Graded Response Action Plan (GRAP):

  • Approved by the Supreme Court in 2016.
  • It works only as an emergency measure.
  • As such, the plan does not include action by various state governments to be taken throughout the year to tackle industrial, vehicular and combustion emissions.
  • When the air quality shifts from poor to very poor, the measures listed have to be followed since the plan is incremental in nature.

Has Graded Response Action Plan (GRAP) been helpful?

  • It has created a step-by-step plan for the entire Delhi-NCR region and getting on board several agencies including pollution control boards, industrial area authorities, municipal corporations, regional officials of the India Meteorological Department, and others.
  • It has been successful in fixing accountability and deadlines. For each action to be taken under a particular air quality category, executing agencies are clearly marked.
  • Coordination among as many as 13 agencies from four states is simplified to a degree because of the clear demarcation of responsibilities
  • Three major policy decisions that can be credited to EPCA and GRAP are the closure of the thermal power plant at Badarpur, bringing BS-VI fuel to Delhi before the deadline set initially, and the ban on Pet coke as a fuel in Delhi NCR.

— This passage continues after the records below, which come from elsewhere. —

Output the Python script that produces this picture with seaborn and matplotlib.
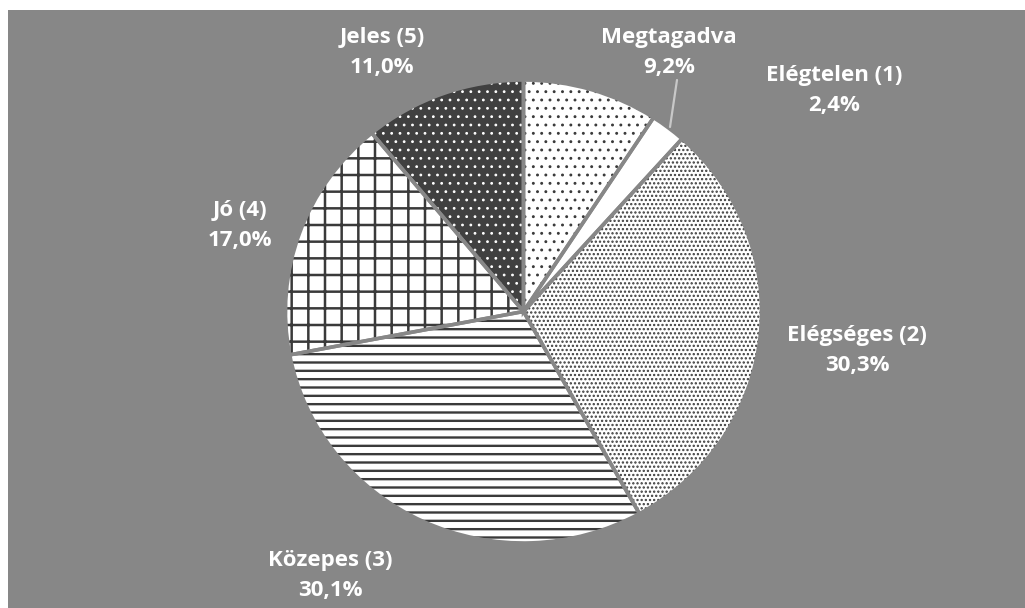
import matplotlib
matplotlib.use('Agg')
import matplotlib.pyplot as plt
import seaborn as sns

# adatok
categories = ['Megtagadva', 'Elégtelen (1)', 'Elégséges (2)', 'Közepes (3)', 'Jó (4)', 'Jeles (5)']
shares = [9.2, 2.4, 30.3, 30.1, 17.0, 11.0]

sns.set_style('white')
plt.rcParams['font.family'] = ['Open Sans', 'DejaVu Sans']
plt.rcParams['hatch.linewidth'] = 1.5

bg = '#878787'
faces = ['white', 'white', 'white', 'white', 'white', '#404040']
hatch_cols = ['#3a3a3a', 'white', '#3a3a3a', '#3a3a3a', '#3a3a3a', 'white']
hatches = ['..', '', '....', '--', '+', '..']
hatch_lw = [0.9, 1.0, 1.1, 1.7, 1.8, 0.8]

# cimkek helye pixelben (x kozep, elso sor alapvonala)
label_px = [(669, 43), (834, 81), (857, 341), (330, 566), (240, 216), (382, 43)]

W, H = 1025, 608
fig = plt.figure(figsize=(W / 100, H / 100), dpi=100, facecolor='white')
ax = fig.add_axes([8 / W, 0, (W - 8) / W, (H - 10) / H])

wedges, _ = ax.pie(shares, colors=faces, startangle=90, counterclock=False,
                   wedgeprops=dict(linewidth=0))
for w, h, c, lw in zip(wedges, hatches, hatch_cols, hatch_lw):
    w.set_hatch(h)
    w.set_edgecolor(c)
    w.set_linewidth(0)
    if hasattr(w, 'set_hatch_linewidth'):
        w.set_hatch_linewidth(lw)

# szegelyek a szeletek kozott
ax.pie(shares, colors=['none'] * len(shares), startangle=90, counterclock=False,
       wedgeprops=dict(linewidth=2.6, edgecolor=bg))

ax.set_frame_on(True)
ax.set_facecolor(bg)
for s in ax.spines.values():
    s.set_visible(False)
ax.set_aspect('auto')
cx, cy, rx, ry = 523.5, 311.5, 238.0, 231.5
ax.set_xlim(-(cx - 8) / rx, (W - cx) / rx)
ax.set_ylim(-(H - cy) / ry, (cy - 10) / ry)

for name, val, (px, py) in zip(categories, shares, label_px):
    pct = f'{val:.1f}'.replace('.', ',') + '%'
    fig.text(px / W, 1 - py / H, name, ha='center', va='baseline',
             color='white', fontsize=16, fontweight='bold')
    fig.text(px / W, 1 - (py + 30) / H, pct, ha='center', va='baseline',
             color='white', fontsize=16, fontweight='bold')

# vezetovonal a Megtagadva cimkehez
ax.plot([(677 - cx) / rx, (670 - cx) / rx], [(cy - 80) / ry, (cy - 127) / ry],
        color='#c8c8c8', linewidth=1.6)

fig.savefig('out.png', dpi=100, facecolor='white')
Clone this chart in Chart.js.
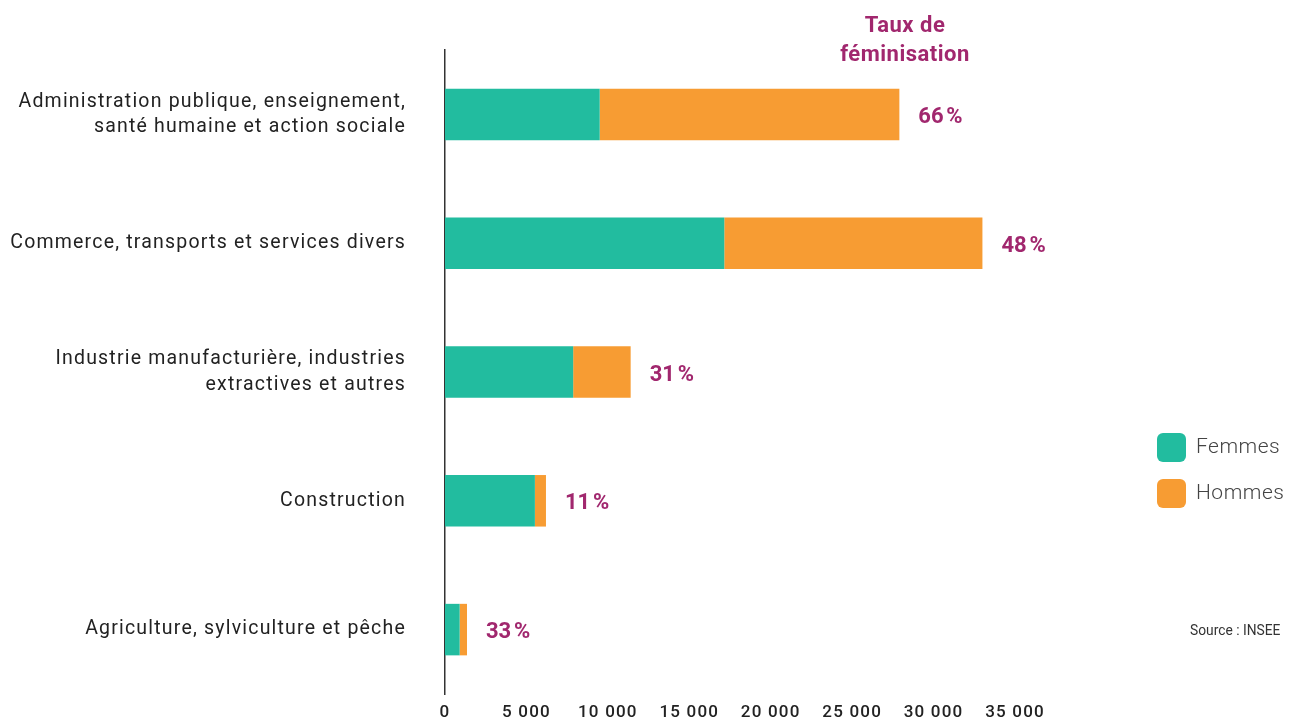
<!DOCTYPE html>
<html lang="fr">
<head>
<meta charset="utf-8">
<title>Emploi par secteur et taux de féminisation</title>
<script src="https://cdn.jsdelivr.net/npm/chart.js@4.4.1/dist/chart.umd.min.js"></script>
<style>
    html, body { margin: 0; padding: 0; background: #fff; }
    #wrap { width: 1309px; height: 720px; position: relative; }
</style>
</head>
<body>
<div id="wrap"><canvas id="chart"></canvas></div>
<script>
// Secteurs (libellés sur plusieurs lignes)
const secteurs = [
    ["Administration publique, enseignement,", "santé humaine et action sociale"],
    "Commerce, transports et services divers",
    ["Industrie manufacturière, industries", "extractives et autres"],
    "Construction",
    "Agriculture, sylviculture et pêche"
];
const femmes = [9500, 17150, 7870, 5520, 900];
const hommes = [18400, 15850, 3530, 680, 450];
const tauxFeminisation = [66, 48, 31, 11, 33];
const ticksX = [0, 5000, 10000, 15000, 20000, 25000, 30000, 35000];

const COLORS = {
    femmes: "#22bc9f",
    hommes: "#f79c33",
    taux: "#a1276e",
    text: "#222222",
    legend: "#444444"
};
const FONT = "Roboto, 'DejaVu Sans', sans-serif";

const fmt = v => String(v).replace(/\B(?=(\d{3})+(?!\d))/g, "\u00a0");

// Un peu d'interlettrage sur tout le texte du graphique
const tracking = {
    id: "tracking",
    beforeDraw(chart) { chart.ctx.letterSpacing = "1.2px"; },
    afterDraw(chart) { chart.ctx.letterSpacing = "0px"; }
};

// Taux, titre, légende et source dessinés sur le canvas
const annotations = {
    id: "annotations",
    afterDatasetsDraw(chart) {
        const ctx = chart.ctx;
        const meta = chart.getDatasetMeta(1);
        ctx.save();
        ctx.letterSpacing = "0.5px";
        ctx.fillStyle = COLORS.taux;
        ctx.font = "bold 22px " + FONT;
        ctx.textAlign = "left";
        ctx.textBaseline = "middle";
        meta.data.forEach((bar, i) => {
            ctx.fillText(tauxFeminisation[i] + "\u202f%", bar.x + 19, bar.y + 3);
        });

        ctx.textAlign = "center";
        ctx.fillText("Taux de", 905, 26);
        ctx.fillText("féminisation", 905, 55);

        // Légende
        chart.data.datasets.forEach((ds, i) => {
            const y = 433 + i * 46;
            ctx.fillStyle = ds.backgroundColor;
            ctx.beginPath();
            ctx.roundRect(1157, y, 29, 29, 6);
            ctx.fill();
            ctx.fillStyle = COLORS.legend;
            ctx.font = "300 21px " + FONT;
            ctx.textAlign = "left";
            ctx.fillText(ds.label, 1196, y + 15);
        });

        ctx.letterSpacing = "0px";
        ctx.fillStyle = "#333";
        ctx.font = "13.8px " + FONT;
        ctx.fillText("Source : INSEE", 1190, 632);
        ctx.restore();
    }
};

new Chart(document.getElementById("chart"), {
    type: "bar",
    data: {
        labels: secteurs,
        datasets: [
            { label: "Femmes", data: femmes, backgroundColor: COLORS.femmes },
            { label: "Hommes", data: hommes, backgroundColor: COLORS.hommes }
        ]
    },
    options: {
        indexAxis: "y",
        responsive: true,
        maintainAspectRatio: false,
        animation: false,
        layout: { padding: { top: 50, right: 294, bottom: 0, left: 0 } },
        datasets: { bar: { categoryPercentage: 1, barPercentage: 0.4 } },
        plugins: { legend: { display: false }, tooltip: { enabled: false } },
        scales: {
            x: {
                stacked: true,
                min: 0,
                max: 35000,
                afterBuildTicks: scale => { scale.ticks = ticksX.map(v => ({ value: v })); },
                afterFit: scale => { scale.height = 26; },
                grid: { display: false, drawTicks: false },
                border: { display: false },
                ticks: {
                    padding: 9,
                    color: COLORS.text,
                    font: { family: FONT, size: 17, weight: "500" },
                    maxRotation: 0,
                    callback: v => fmt(v)
                }
            },
            y: {
                stacked: true,
                afterFit: scale => {
                    // largeur fixe, et pas de marge verticale due aux libellés
                    scale.width = 445;
                    scale.paddingTop = 0;
                    scale.paddingBottom = 0;
                },
                grid: { display: false, drawTicks: false },
                border: { display: true, color: "#333", width: 1.5 },
                ticks: {
                    padding: 39,
                    color: COLORS.text,
                    font: { family: FONT, size: 19.5, lineHeight: 1.3 }
                }
            }
        }
    },
    plugins: [tracking, annotations]
});
</script>
</body>
</html>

To address this menace, we need a permanent solution which might include the following:

  • Strict enforcement of lower pollution norms: Trucks and buses mixing kerosene and diesel should be impounded, and fined.
  • Buses from other states should be allowed to enter Delhi only if they meet certain pollution norms.
  • Constant monitoring of garbage dumps such as those in Bhalswa and New Ashok Nagar and any fire incidents at these places need to be proactively put out.
  • A complete ban on the burning of leaves in Delhi throughout the year.
  • All construction activity in Delhi should be done with draping, to ensure that dust and dirt don’t fly into the air. This is done everywhere else in the world.
  • Dust soppers can be run through Delhi roads regularly, every morning.
  • To prevent the burning of wood etc during peak winters, build shelters for the homeless to sleep at night in the winters. Some of this has been done by the govt. More needs to be done.
  • Move Brick kilns out of Delhi within 3 years. This was done with tanneries almost 20 yrs ago.

About Environment Pollution Control Authority (EPCA):

  • EPCA was constituted with the objective of ‘protecting and improving the quality of the environment and ‘controlling environmental pollution in the National Capital Region.
  • The EPCA also assists the apex court in various environment-related matters in the region.
  • EPCA is Supreme Court mandated body tasked with taking various measures to tackle air pollution in the National Capital Region.
  • It was notified in 1998 by Environment Ministry under Environment Protection Act, 1986.